Plotting code records
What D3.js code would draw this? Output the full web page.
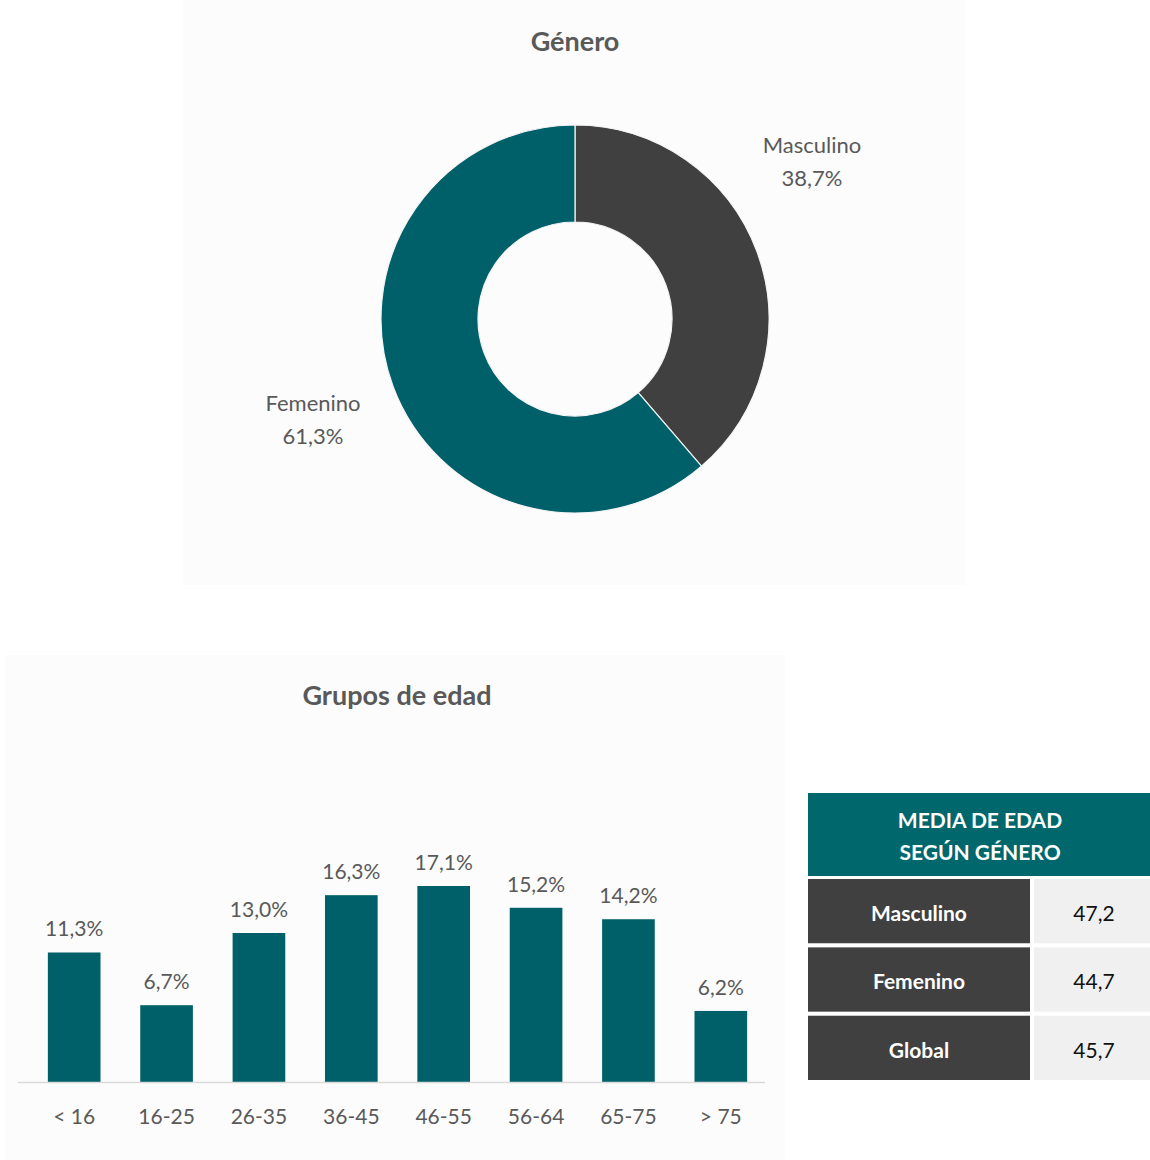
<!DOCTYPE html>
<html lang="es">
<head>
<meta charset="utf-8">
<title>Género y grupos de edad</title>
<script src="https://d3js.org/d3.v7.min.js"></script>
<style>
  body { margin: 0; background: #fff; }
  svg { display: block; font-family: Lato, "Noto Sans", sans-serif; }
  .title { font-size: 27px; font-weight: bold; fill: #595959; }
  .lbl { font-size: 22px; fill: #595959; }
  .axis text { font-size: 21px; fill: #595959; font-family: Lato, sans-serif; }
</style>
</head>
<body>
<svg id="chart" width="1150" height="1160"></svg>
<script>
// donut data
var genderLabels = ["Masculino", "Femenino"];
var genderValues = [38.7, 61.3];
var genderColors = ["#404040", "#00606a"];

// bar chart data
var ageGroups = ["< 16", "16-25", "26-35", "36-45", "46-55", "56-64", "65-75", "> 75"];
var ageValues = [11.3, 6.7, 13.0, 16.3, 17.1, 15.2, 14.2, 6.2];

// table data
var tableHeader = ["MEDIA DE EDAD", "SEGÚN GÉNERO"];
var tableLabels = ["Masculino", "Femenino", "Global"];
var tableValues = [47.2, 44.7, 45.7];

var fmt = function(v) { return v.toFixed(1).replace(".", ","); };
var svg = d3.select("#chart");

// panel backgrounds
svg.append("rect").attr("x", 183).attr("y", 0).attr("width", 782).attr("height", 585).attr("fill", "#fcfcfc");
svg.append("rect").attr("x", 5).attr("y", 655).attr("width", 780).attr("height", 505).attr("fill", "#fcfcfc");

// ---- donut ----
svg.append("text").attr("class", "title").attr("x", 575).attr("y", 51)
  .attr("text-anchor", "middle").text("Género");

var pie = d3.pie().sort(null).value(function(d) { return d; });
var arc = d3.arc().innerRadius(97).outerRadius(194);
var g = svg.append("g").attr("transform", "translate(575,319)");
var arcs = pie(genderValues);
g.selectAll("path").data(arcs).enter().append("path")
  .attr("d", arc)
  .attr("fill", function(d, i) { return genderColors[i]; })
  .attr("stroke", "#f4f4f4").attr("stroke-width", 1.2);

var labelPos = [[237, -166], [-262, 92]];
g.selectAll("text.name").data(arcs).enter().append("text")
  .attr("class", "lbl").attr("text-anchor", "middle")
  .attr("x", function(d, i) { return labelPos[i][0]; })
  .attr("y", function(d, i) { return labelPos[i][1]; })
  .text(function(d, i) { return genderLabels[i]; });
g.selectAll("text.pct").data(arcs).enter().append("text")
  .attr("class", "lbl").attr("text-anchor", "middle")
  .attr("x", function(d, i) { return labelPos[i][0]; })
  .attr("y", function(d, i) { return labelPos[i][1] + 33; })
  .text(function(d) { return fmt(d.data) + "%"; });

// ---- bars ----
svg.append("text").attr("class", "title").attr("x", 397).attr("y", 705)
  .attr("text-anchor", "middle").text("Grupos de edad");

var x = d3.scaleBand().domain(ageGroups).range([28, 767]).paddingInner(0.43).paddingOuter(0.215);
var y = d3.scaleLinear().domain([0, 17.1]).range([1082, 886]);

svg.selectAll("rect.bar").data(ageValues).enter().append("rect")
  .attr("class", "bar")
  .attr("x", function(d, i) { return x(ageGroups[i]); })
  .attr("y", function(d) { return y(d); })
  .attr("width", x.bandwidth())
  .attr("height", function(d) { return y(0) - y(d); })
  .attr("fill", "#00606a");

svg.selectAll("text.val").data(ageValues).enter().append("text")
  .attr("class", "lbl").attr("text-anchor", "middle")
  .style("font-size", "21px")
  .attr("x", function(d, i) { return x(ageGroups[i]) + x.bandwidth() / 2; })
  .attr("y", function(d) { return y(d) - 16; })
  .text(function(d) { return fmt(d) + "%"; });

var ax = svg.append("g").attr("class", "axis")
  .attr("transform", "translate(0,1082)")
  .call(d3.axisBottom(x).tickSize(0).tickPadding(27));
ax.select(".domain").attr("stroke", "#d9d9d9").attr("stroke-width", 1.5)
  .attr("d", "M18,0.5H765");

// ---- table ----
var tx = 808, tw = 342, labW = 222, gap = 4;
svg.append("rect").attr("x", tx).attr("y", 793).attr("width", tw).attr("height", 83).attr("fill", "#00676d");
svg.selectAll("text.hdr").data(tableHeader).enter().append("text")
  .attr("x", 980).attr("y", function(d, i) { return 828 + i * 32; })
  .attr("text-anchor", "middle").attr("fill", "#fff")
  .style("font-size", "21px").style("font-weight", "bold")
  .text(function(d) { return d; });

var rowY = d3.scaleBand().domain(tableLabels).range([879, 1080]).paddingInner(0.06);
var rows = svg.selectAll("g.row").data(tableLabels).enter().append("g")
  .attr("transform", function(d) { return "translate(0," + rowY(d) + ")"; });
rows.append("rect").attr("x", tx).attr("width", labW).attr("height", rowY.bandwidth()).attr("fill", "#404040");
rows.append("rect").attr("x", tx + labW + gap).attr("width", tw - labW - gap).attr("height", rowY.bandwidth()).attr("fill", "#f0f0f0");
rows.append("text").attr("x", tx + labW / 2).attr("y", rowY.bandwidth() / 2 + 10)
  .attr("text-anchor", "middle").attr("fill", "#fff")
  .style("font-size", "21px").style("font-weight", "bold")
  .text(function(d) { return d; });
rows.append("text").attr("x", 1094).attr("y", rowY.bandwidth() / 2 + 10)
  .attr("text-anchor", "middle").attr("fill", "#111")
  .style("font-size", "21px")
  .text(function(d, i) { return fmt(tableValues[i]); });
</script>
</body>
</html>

---

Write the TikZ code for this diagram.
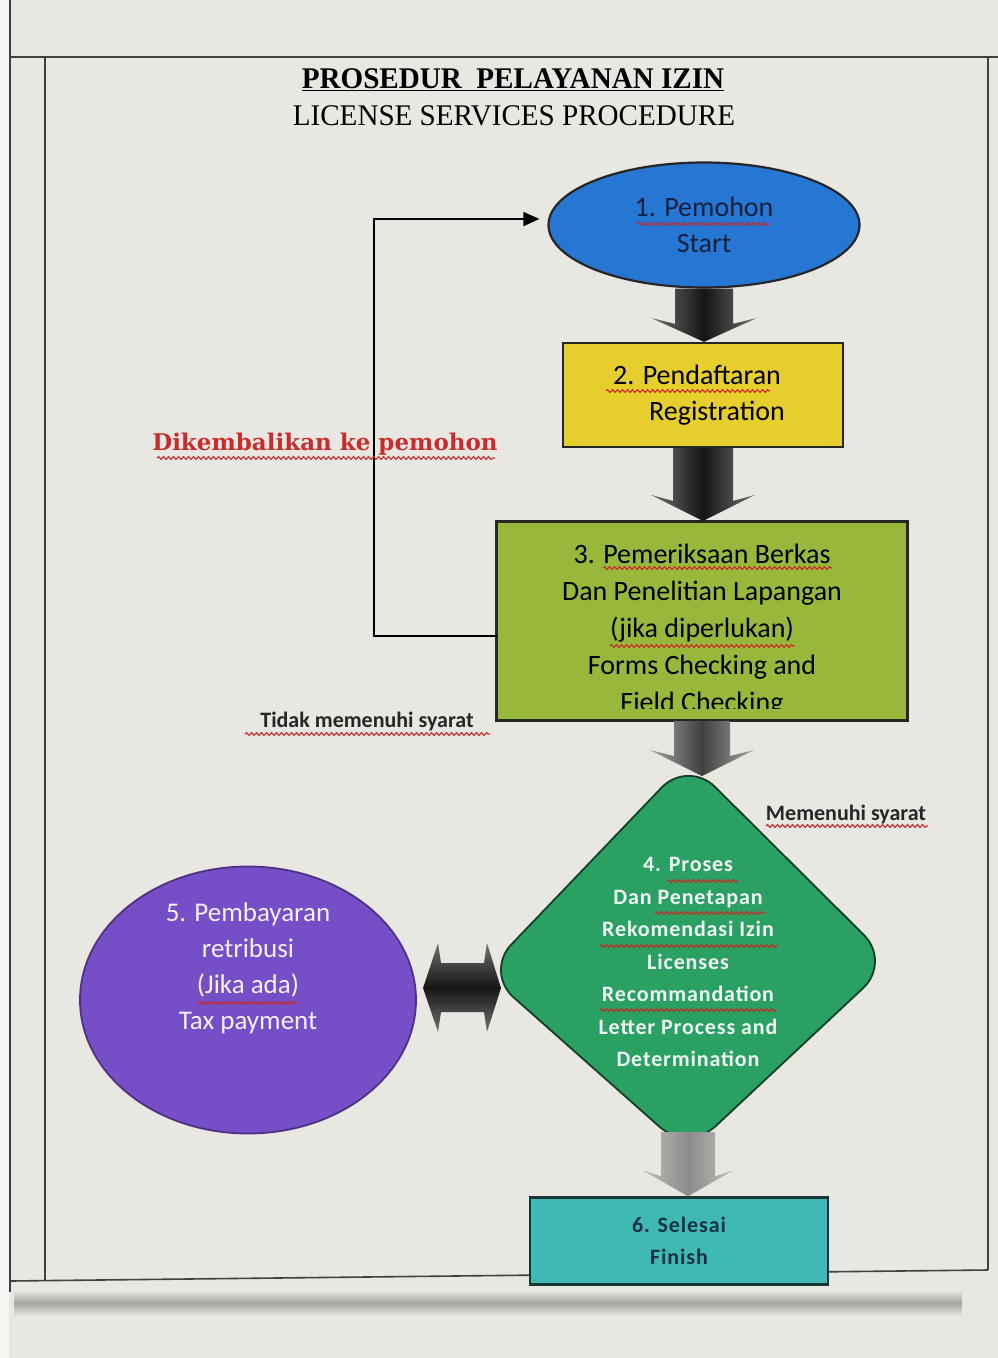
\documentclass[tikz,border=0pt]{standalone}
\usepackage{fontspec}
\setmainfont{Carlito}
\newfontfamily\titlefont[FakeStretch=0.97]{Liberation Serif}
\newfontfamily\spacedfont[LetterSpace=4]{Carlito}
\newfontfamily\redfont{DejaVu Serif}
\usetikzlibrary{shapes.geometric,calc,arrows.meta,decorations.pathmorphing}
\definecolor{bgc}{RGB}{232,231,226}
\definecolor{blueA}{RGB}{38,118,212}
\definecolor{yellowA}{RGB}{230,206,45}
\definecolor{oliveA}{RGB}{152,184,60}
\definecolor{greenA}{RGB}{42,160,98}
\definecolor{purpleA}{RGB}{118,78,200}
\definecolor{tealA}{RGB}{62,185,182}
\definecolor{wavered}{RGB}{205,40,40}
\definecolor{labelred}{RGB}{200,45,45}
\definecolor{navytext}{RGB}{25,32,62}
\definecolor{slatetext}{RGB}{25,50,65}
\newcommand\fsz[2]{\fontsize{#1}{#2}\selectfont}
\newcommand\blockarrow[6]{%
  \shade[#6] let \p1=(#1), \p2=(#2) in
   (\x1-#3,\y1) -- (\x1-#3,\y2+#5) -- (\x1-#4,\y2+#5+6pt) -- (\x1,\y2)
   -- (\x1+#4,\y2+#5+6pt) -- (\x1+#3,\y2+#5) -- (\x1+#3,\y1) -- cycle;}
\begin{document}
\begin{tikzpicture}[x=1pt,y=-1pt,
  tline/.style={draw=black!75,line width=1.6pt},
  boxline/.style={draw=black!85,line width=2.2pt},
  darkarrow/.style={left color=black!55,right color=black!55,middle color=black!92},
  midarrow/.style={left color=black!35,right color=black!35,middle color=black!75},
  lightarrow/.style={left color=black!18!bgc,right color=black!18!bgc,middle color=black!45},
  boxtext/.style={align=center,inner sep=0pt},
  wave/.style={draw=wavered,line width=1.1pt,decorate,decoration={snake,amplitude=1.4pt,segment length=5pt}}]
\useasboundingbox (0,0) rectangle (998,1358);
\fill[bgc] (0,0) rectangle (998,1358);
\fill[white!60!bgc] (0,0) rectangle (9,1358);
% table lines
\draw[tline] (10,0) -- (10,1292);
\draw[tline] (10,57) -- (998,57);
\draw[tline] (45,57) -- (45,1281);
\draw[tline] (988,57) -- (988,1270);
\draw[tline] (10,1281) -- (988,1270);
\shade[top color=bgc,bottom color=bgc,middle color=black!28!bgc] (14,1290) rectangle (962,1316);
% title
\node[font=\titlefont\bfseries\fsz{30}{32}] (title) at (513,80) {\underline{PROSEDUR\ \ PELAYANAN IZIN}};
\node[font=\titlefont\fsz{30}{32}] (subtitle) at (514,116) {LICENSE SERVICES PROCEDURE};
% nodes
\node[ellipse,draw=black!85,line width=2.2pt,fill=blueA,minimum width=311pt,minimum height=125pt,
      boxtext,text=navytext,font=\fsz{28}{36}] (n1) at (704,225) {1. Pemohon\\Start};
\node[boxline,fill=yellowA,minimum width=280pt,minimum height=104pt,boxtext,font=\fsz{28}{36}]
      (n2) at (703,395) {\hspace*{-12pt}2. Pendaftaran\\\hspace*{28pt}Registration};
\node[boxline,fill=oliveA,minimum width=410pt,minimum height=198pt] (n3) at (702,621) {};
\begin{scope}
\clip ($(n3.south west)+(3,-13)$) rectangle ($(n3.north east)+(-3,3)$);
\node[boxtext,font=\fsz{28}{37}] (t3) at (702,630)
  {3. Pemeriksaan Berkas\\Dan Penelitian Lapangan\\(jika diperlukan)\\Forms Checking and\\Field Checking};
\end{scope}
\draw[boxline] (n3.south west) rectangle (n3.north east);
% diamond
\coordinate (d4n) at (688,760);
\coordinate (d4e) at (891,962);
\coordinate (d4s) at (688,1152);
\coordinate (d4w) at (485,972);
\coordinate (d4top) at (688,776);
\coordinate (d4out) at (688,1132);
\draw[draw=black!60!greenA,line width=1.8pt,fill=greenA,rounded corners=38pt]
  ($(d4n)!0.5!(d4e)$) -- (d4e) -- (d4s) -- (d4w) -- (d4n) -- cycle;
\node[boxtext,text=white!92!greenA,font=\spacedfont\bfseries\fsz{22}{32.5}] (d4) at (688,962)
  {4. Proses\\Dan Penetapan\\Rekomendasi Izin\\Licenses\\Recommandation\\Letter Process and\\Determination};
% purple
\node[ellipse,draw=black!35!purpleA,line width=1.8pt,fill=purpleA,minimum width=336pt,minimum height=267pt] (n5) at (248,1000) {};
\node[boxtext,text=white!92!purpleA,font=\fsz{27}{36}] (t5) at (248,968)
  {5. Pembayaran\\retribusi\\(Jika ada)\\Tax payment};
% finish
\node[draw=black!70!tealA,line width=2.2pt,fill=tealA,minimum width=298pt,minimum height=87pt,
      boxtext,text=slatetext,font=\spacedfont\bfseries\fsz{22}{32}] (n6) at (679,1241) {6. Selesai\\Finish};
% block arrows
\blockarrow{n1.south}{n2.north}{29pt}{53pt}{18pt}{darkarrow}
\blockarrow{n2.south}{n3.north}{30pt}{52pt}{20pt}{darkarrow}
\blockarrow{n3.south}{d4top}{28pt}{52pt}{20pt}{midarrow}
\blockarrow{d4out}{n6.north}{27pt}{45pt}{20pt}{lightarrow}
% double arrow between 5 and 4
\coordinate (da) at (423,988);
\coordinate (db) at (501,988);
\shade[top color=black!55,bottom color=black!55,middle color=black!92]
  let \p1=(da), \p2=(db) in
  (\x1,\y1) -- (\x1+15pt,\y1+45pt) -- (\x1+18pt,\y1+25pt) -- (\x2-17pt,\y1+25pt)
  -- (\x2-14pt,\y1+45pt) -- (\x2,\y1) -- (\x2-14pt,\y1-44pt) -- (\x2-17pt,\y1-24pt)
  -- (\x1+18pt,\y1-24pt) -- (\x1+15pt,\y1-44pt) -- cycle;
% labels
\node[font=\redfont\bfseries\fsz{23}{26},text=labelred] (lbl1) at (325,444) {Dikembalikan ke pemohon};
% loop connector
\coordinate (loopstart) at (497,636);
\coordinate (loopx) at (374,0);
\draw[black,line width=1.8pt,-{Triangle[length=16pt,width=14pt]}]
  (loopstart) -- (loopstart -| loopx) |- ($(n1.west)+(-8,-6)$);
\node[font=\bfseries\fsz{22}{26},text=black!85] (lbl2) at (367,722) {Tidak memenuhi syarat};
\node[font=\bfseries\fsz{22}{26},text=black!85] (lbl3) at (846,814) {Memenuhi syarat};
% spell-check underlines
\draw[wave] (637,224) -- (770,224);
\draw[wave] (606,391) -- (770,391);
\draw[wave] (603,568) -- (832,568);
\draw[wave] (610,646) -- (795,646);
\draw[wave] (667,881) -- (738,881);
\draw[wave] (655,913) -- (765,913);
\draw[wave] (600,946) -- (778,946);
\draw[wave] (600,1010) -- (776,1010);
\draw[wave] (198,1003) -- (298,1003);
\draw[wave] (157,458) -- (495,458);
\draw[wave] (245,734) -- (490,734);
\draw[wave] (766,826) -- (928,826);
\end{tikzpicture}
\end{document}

==

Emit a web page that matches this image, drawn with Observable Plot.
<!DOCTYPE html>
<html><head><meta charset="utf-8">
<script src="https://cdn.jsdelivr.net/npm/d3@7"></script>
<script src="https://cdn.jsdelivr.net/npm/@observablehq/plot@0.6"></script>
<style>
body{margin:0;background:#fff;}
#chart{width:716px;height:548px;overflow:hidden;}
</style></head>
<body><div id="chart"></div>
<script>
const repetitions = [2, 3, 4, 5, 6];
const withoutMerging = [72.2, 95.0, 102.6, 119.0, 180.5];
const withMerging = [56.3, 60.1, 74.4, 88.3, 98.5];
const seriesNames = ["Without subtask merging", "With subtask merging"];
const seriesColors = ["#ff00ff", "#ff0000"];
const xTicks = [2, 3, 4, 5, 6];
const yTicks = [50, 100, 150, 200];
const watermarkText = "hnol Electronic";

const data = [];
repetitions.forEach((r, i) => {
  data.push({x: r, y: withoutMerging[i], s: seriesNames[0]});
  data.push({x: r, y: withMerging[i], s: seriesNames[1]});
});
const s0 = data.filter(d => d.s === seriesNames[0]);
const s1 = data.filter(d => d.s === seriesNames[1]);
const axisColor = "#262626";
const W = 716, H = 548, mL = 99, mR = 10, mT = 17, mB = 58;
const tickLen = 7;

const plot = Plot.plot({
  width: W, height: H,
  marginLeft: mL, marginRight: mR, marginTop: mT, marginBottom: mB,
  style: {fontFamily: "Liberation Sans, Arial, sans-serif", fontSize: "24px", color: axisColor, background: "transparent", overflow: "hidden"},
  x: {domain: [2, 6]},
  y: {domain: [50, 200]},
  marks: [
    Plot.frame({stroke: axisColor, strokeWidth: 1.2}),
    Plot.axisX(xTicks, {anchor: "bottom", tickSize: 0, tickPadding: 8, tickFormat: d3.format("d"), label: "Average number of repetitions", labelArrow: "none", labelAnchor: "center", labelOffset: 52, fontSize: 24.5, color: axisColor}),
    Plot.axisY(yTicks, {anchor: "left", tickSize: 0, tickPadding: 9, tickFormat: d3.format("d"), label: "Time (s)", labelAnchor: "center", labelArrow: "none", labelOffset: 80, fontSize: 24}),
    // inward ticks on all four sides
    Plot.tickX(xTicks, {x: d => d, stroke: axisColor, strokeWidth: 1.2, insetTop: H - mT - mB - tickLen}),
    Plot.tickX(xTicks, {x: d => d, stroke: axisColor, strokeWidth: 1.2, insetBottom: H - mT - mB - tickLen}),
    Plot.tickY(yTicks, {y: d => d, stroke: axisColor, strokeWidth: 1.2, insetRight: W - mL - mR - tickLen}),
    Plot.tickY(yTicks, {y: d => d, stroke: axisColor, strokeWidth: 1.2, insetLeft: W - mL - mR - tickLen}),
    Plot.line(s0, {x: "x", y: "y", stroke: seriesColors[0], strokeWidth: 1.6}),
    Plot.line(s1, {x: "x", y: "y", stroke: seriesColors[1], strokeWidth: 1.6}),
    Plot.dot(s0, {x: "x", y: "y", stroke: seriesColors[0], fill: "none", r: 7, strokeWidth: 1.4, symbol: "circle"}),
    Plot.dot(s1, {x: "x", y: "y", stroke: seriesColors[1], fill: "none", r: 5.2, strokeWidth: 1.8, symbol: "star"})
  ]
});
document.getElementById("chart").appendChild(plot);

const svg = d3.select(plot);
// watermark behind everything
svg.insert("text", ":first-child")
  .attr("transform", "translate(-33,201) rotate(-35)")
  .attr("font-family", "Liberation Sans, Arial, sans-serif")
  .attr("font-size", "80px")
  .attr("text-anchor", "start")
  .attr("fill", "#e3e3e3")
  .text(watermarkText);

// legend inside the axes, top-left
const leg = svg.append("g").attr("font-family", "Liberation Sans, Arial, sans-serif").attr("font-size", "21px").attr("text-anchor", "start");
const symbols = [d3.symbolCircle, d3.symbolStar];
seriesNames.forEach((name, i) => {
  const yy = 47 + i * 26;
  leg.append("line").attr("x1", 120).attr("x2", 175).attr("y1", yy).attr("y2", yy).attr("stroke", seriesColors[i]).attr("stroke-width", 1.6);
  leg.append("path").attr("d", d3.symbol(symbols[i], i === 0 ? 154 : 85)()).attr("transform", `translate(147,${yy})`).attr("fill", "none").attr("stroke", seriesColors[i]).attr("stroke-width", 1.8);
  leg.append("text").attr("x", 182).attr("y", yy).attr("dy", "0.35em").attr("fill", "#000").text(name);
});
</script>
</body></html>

- _DESCRIPTION OF THE TASK_
Return, from the data, each line that has the word "this" in it.

- _RESPONSE BELOW_
What D3.js code would draw this? Output the full web page.
Write the TikZ code for this diagram.
Emit a web page that matches this image, drawn with Observable Plot.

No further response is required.